Biografi Pejuang Tangguh dari Istawa Abdul Karim Al-Qusyairi - Al-Qusyairi merupakan salah seorang tokoh sufi utama dari abad kelima Hijriah. Kedudukannya sangat penting mengingat karya-karyanya tentang para sufi dan tasawwuf aliran sunni abad ketiga dan keempat Hijriah, menyebabkan terpeliharanya pendapat dan khazanah tasawwuf pada masa itu, baik dari segi teoritis maupun praktis.
Nama lengkapnya adalah Abdul Karim bin Hawazin, lahir tahun 376 di Istawa, kawasan Nishafur yang merupakan salah satu pusat ilmu pengetahuan pada masanya. Di sinilah beliau bertemu dengan gurunya, Abu Ali ad-Daqqaq seorang sufi terkenal. Al-Qusyairi selalu menghadiri majelis gurunya dari dari gurunyalah beliau menempuh jalan tasawwuf. Sang guru menyarankan untuk mengawasinya dengan mempelajari syariat. Karena itu, Al-Qusyairi lalu mempelajari fiqih pada seorang faqih, Abu Bakr Muhammad bin Abu Bakr Ath-Thusi (wafat tahun 405 H), dan mempelajari ilmu kalam serta ushul fiqh pada Abu Bakr bin Farauk (wafat tahun 406 H).
Selain itu, beliau pun menjadi murid Abu Ishaq Al-Isfarayini (wafat tahun 418 H) dan menelaah karya-karya Al-Baqillani. Dari situlah Al-Qusyairi berhasil menguasai doktrin Ahl As-Sunnah wal Jama’ah yang dikembangkan Al-Asy’ari dan muridnya. Al-Qusyairi adalah pembela paling tangguh dari aliran tersebut dalam menentang doktrin aliran-aliran Mu’tazilah, Karamiyyah, Mujassamah, dan Syiah. Karena tindakannya itu, beliau mendapat serangan keras dan dipenjarakan sebulan lebih atas perintah Tughrul Bek yang terhasut seorang menterinya yang menganut aliran Mu’tazilah Rafidhah. Bencana yang menimpa dirinya itu yang bermula tahun 445 H, diuraikannya dalam karyanya “Syikayah Ahl As-Sunnah”. Menurut Ibnu Khallikan, Al-Qusyairi adalah seorang yang mampu mengompromikan syari’at dengan hakikat. Al-Qusyairi wafat tahun 465 H [1].
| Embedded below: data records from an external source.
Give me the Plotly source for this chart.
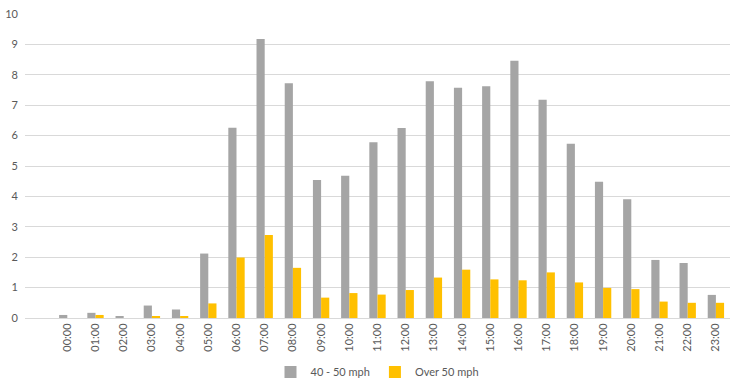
import plotly.graph_objects as go

hours = ["00:00", "01:00", "02:00", "03:00", "04:00", "05:00", "06:00", "07:00",
         "08:00", "09:00", "10:00", "11:00", "12:00", "13:00", "14:00", "15:00",
         "16:00", "17:00", "18:00", "19:00", "20:00", "21:00", "22:00", "23:00"]
speed_40_50 = [0.10, 0.17, 0.06, 0.41, 0.28, 2.12, 6.26, 9.18,
               7.72, 4.54, 4.68, 5.78, 6.25, 7.79, 7.57, 7.62,
               8.46, 7.18, 5.73, 4.48, 3.91, 1.91, 1.81, 0.76]
speed_over_50 = [0.0, 0.10, 0.0, 0.05, 0.05, 0.48, 1.99, 2.73,
                 1.65, 0.67, 0.82, 0.77, 0.92, 1.33, 1.59, 1.27,
                 1.24, 1.50, 1.17, 0.99, 0.95, 0.54, 0.50, 0.50]
y_ticks = list(range(0, 11))

fig = go.Figure()
fig.add_trace(go.Bar(x=hours, y=speed_40_50, name="40 - 50 mph",
                     marker=dict(color="#A5A5A5", line=dict(width=0))))
fig.add_trace(go.Bar(x=hours, y=speed_over_50, name="Over 50 mph",
                     marker=dict(color="#FFC000", line=dict(width=0))))

font_color = "#595959"
fig.update_layout(
    width=740, height=390,
    margin=dict(l=25, r=10, t=14, b=72, autoexpand=False),
    paper_bgcolor="white", plot_bgcolor="white",
    barmode="group", bargap=0.42, bargroupgap=0,
    font=dict(family="Lato, Liberation Sans, sans-serif", size=11, color=font_color),
    showlegend=True,
    legend=dict(orientation="h", x=0.5, xanchor="center", y=-0.178, yanchor="middle",
                font=dict(size=11, color=font_color), itemwidth=30,
                traceorder="normal"),
    xaxis=dict(type="category", range=[-1.5, 23.5], tickangle=-90, automargin=False,
               showgrid=False, showline=True, linecolor="#D9D9D9", linewidth=1,
               ticks="", tickfont=dict(size=11, color=font_color), fixedrange=True),
    yaxis=dict(range=[0, 10], tickvals=y_ticks, showgrid=True, gridcolor="#D9D9D9",
               gridwidth=1, zeroline=False, showline=False, ticks="", automargin=False,
               tickfont=dict(size=11, color=font_color), ticklabelstandoff=6,
               fixedrange=True),
)

fig.write_html("out.html", config={"displayModeBar": False},
               post_script="document.body.style.margin='0';")
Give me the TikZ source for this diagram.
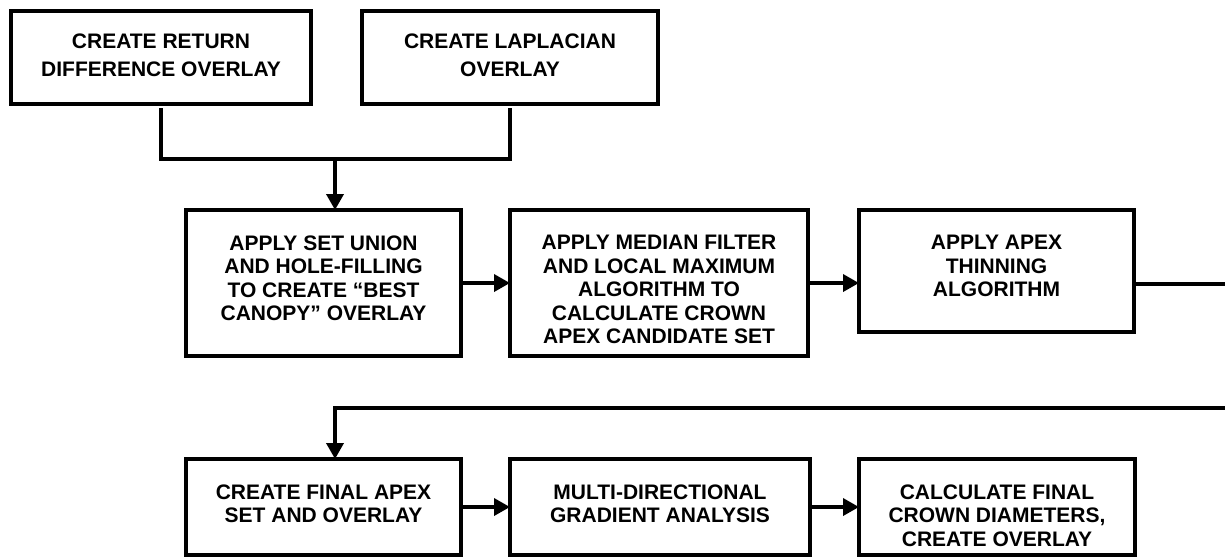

Seandainya karya Al-Qusyairi, yakni “Al-Risalah al-Qusyairiyyah” dikaji secara mendalam, maka akan tampak jelas bagaimana beliau cenderung mengembalikan tasawwuf ke atas landasan doktrin Ahl as-Sunnah. Sebagaimana pernyataannya:
“Ketahuilah! Para tokoh aliran ini (para sufi) membina prinsip-prinsip tasawwuf atas landasan tauhid yang benar, sehingga doktrin mereka terpelihara dari penyimpangan. Selain itu, mereka lebih dekat dengan tauhid kaum Salaf maupun Ahl al-Sunnah, yang tak tertandingi dan tak mengenal macet. Mereka pun tahu hak yang lama dan bisa mewujudkan sifat sesuatu yang diadakan dari ketiadaannya. Karena itu, tokoh aliran ini, al-Junaidi mengatakan bahwa tauhid adalah pemisah hal yang lama dengan hal yang baru. Landasan doktrin-doktrin mereka pun didasarkan pada dalil dan bukti yang kuat serta gamblang. Abu Muhammad al-Jariri mengatakan bahwa barangsiapa tidak mendasarkan ilmu tauhid pada salah satu pengokohnya, niscaya kakinya tergelincir ke dalam jurang kehancuran” [2].
Reff:
[1] Abu al-Wafa al-Ghanimi al-Taftazani, Madkhal ila al-Tashawwuf al-Islam, terj. Ahmad Rofi Utsmani “Sufi dari Zaman ke Zaman”, Pustaka: Bandung, 1985, hal. 141.
[2] Abu al-Wafa al-Ghanimi al-Taftazani, hal. 142.